Create a changefeed connected to Kafka using Avro
> CREATE CHANGEFEED FOR TABLE name, name2, name3
INTO 'kafka://host:port'
WITH format = experimental_avro, confluent_schema_registry = <schema_registry_address>;
+--------------------+
| job_id |
+--------------------+
| 360645287206223873 |
+--------------------+
(1 row)
For more information on how to create a changefeed that emits an Avro record, see Change Data Capture.
Create a changefeed connected to a cloud storage sink
This is an experimental feature. The interface and output are subject to change.
> CREATE CHANGEFEED FOR TABLE name, name2, name3
INTO 'experimental-scheme://host?parameters'
WITH updated, resolved;
+--------------------+
| job_id |
+--------------------+
| 360645287206223873 |
+--------------------+
(1 row)
For more information on how to create a changefeed connected to a cloud storage sink, see Change Data Capture.
Manage a changefeed
Use the following SQL statements to pause, resume, and cancel a changefeed.

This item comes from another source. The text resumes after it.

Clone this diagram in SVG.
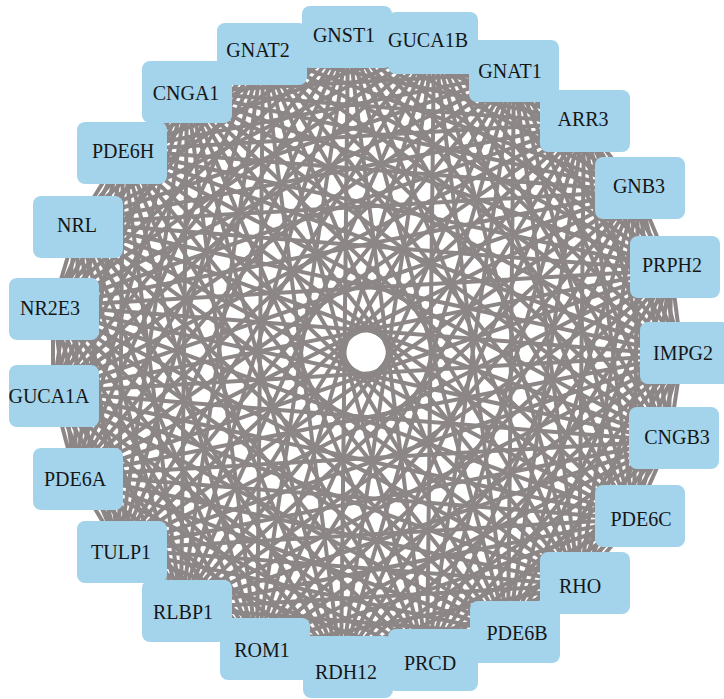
<svg xmlns="http://www.w3.org/2000/svg" width="724" height="699" viewBox="0 0 724 699">
<style>
.e{fill:none;stroke:#8c8786;stroke-width:4;stroke-linejoin:round}
.n rect{fill:#a3d4ec}
.n text{font-family:"Liberation Serif","Times New Roman",serif;font-size:20px;fill:#161616;text-anchor:middle}
</style>
<rect width="724" height="699" fill="#ffffff"/>
<g id="edges">
<path class="e" d="M434 43L348 37L514 73M584 123L348 37L638 191M671 270L348 37L682 355M669 441L348 37L634 519M579 585L348 37L508 634M427 662L348 37L341 667M257 649L348 37L181 608M119 549L348 37L75 475M53 392L348 37L53 306M78 223L348 37L123 150M187 92L348 37L263 53"/>
<path class="e" d="M514 73L434 43L584 123M638 191L434 43L671 270M682 355L434 43L669 441M634 519L434 43L579 585M508 634L434 43L427 662M341 667L434 43L257 649M181 608L434 43L119 549M75 475L434 43L53 392M53 306L434 43L78 223M123 150L434 43L187 92M434 43L263 53"/>
<path class="e" d="M584 123L514 73L638 191M671 270L514 73L682 355M669 441L514 73L634 519M579 585L514 73L508 634M427 662L514 73L341 667M257 649L514 73L181 608M119 549L514 73L75 475M53 392L514 73L53 306M78 223L514 73L123 150M187 92L514 73L263 53"/>
<path class="e" d="M638 191L584 123L671 270M682 355L584 123L669 441M634 519L584 123L579 585M508 634L584 123L427 662M341 667L584 123L257 649M181 608L584 123L119 549M75 475L584 123L53 392M53 306L584 123L78 223M123 150L584 123L187 92M584 123L263 53"/>
<path class="e" d="M671 270L638 191L682 355M669 441L638 191L634 519M579 585L638 191L508 634M427 662L638 191L341 667M257 649L638 191L181 608M119 549L638 191L75 475M53 392L638 191L53 306M78 223L638 191L123 150M187 92L638 191L263 53"/>
<path class="e" d="M682 355L671 270L669 441M634 519L671 270L579 585M508 634L671 270L427 662M341 667L671 270L257 649M181 608L671 270L119 549M75 475L671 270L53 392M53 306L671 270L78 223M123 150L671 270L187 92M671 270L263 53"/>
<path class="e" d="M669 441L682 355L634 519M579 585L682 355L508 634M427 662L682 355L341 667M257 649L682 355L181 608M119 549L682 355L75 475M53 392L682 355L53 306M78 223L682 355L123 150M187 92L682 355L263 53"/>
<path class="e" d="M634 519L669 441L579 585M508 634L669 441L427 662M341 667L669 441L257 649M181 608L669 441L119 549M75 475L669 441L53 392M53 306L669 441L78 223M123 150L669 441L187 92M669 441L263 53"/>
<path class="e" d="M579 585L634 519L508 634M427 662L634 519L341 667M257 649L634 519L181 608M119 549L634 519L75 475M53 392L634 519L53 306M78 223L634 519L123 150M187 92L634 519L263 53"/>
<path class="e" d="M508 634L579 585L427 662M341 667L579 585L257 649M181 608L579 585L119 549M75 475L579 585L53 392M53 306L579 585L78 223M123 150L579 585L187 92M579 585L263 53"/>
<path class="e" d="M427 662L508 634L341 667M257 649L508 634L181 608M119 549L508 634L75 475M53 392L508 634L53 306M78 223L508 634L123 150M187 92L508 634L263 53"/>
<path class="e" d="M341 667L427 662L257 649M181 608L427 662L119 549M75 475L427 662L53 392M53 306L427 662L78 223M123 150L427 662L187 92M427 662L263 53"/>
<path class="e" d="M257 649L341 667L181 608M119 549L341 667L75 475M53 392L341 667L53 306M78 223L341 667L123 150M187 92L341 667L263 53"/>
<path class="e" d="M181 608L257 649L119 549M75 475L257 649L53 392M53 306L257 649L78 223M123 150L257 649L187 92M257 649L263 53"/>
<path class="e" d="M119 549L181 608L75 475M53 392L181 608L53 306M78 223L181 608L123 150M187 92L181 608L263 53"/>
<path class="e" d="M75 475L119 549L53 392M53 306L119 549L78 223M123 150L119 549L187 92M119 549L263 53"/>
<path class="e" d="M53 392L75 475L53 306M78 223L75 475L123 150M187 92L75 475L263 53"/>
<path class="e" d="M53 306L53 392L78 223M123 150L53 392L187 92M53 392L263 53"/>
<path class="e" d="M78 223L53 306L123 150M187 92L53 306L263 53"/>
<path class="e" d="M123 150L78 223L187 92M78 223L263 53"/>
<path class="e" d="M187 92L123 150L263 53"/>
<path class="e" d="M187 92L263 53"/>
</g>
<g id="nodes">
<g id="n-GNAT2" class="n"><rect x="217" y="23" width="90" height="62" rx="8"/><text x="258" y="57">GNAT2</text></g>
<g id="n-GNST1" class="n"><rect x="302" y="6" width="90" height="62" rx="8"/><text x="344" y="42">GNST1</text></g>
<g id="n-GUCA1B" class="n"><rect x="388" y="12" width="90" height="62" rx="8"/><text x="428" y="47">GUCA1B</text></g>
<g id="n-GNAT1" class="n"><rect x="469" y="40" width="90" height="62" rx="8"/><text x="510" y="78">GNAT1</text></g>
<g id="n-ARR3" class="n"><rect x="540" y="90" width="90" height="62" rx="8"/><text x="583" y="126">ARR3</text></g>
<g id="n-GNB3" class="n"><rect x="595" y="157" width="90" height="62" rx="8"/><text x="639" y="193">GNB3</text></g>
<g id="n-PRPH2" class="n"><rect x="630" y="236" width="90" height="62" rx="8"/><text x="672" y="272">PRPH2</text></g>
<g id="n-IMPG2" class="n"><rect x="640" y="322" width="90" height="62" rx="8"/><text x="683" y="360">IMPG2</text></g>
<g id="n-CNGB3" class="n"><rect x="629" y="407" width="90" height="62" rx="8"/><text x="677" y="444">CNGB3</text></g>
<g id="n-PDE6C" class="n"><rect x="595" y="485" width="90" height="62" rx="8"/><text x="641" y="526">PDE6C</text></g>
<g id="n-RHO" class="n"><rect x="540" y="552" width="90" height="62" rx="8"/><text x="580" y="593">RHO</text></g>
<g id="n-PDE6B" class="n"><rect x="470" y="601" width="90" height="62" rx="8"/><text x="517" y="640">PDE6B</text></g>
<g id="n-PRCD" class="n"><rect x="388" y="629" width="90" height="62" rx="8"/><text x="430" y="670">PRCD</text></g>
<g id="n-RDH12" class="n"><rect x="303" y="636" width="90" height="62" rx="8"/><text x="346" y="679">RDH12</text></g>
<g id="n-ROM1" class="n"><rect x="220" y="618" width="90" height="62" rx="8"/><text x="262" y="657">ROM1</text></g>
<g id="n-RLBP1" class="n"><rect x="142" y="580" width="90" height="62" rx="8"/><text x="183" y="619">RLBP1</text></g>
<g id="n-TULP1" class="n"><rect x="77" y="521" width="90" height="62" rx="8"/><text x="121" y="559">TULP1</text></g>
<g id="n-PDE6A" class="n"><rect x="33" y="448" width="90" height="62" rx="8"/><text x="75" y="486">PDE6A</text></g>
<g id="n-GUCA1A" class="n"><rect x="9" y="365" width="90" height="62" rx="8"/><text x="49" y="403">GUCA1A</text></g>
<g id="n-NR2E3" class="n"><rect x="9" y="278" width="90" height="62" rx="8"/><text x="50" y="315">NR2E3</text></g>
<g id="n-NRL" class="n"><rect x="33" y="196" width="90" height="62" rx="8"/><text x="77" y="232">NRL</text></g>
<g id="n-PDE6H" class="n"><rect x="77" y="122" width="90" height="62" rx="8"/><text x="123" y="158">PDE6H</text></g>
<g id="n-CNGA1" class="n"><rect x="142" y="61" width="90" height="62" rx="8"/><text x="186" y="100">CNGA1</text></g>
</g>
</svg>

Changefeed-specific SQL statements (e.g., CANCEL CHANGEFEED
) will be added in the future.
Pause a changefeed
> PAUSE JOB job_id;
For more information, see PAUSE JOB
.
Resume a paused changefeed
> RESUME JOB job_id;
For more information, see RESUME JOB
.
Cancel a changefeed
> CANCEL JOB job_id;
For more information, see CANCEL JOB
.
Start a new changefeed where another ended
Find the high-water timestamp for the ended changefeed:
> SELECT * FROM crdb_internal.jobs WHERE job_id = <job_id>;
job_id | job_type | ... | high_water_timestamp | error | coordinator_id
+--------------------+------------+ ... +--------------------------------+-------+----------------+
383870400694353921 | CHANGEFEED | ... | 1537279405671006870.0000000000 | | 1
(1 row)
Use the high_water_timestamp
to start the new changefeed:
> CREATE CHANGEFEED FOR TABLE name, name2, name3
INTO 'kafka//host:port'
WITH cursor = '<high_water_timestamp>';
Note that because the cursor is provided, the initial scan is not performed.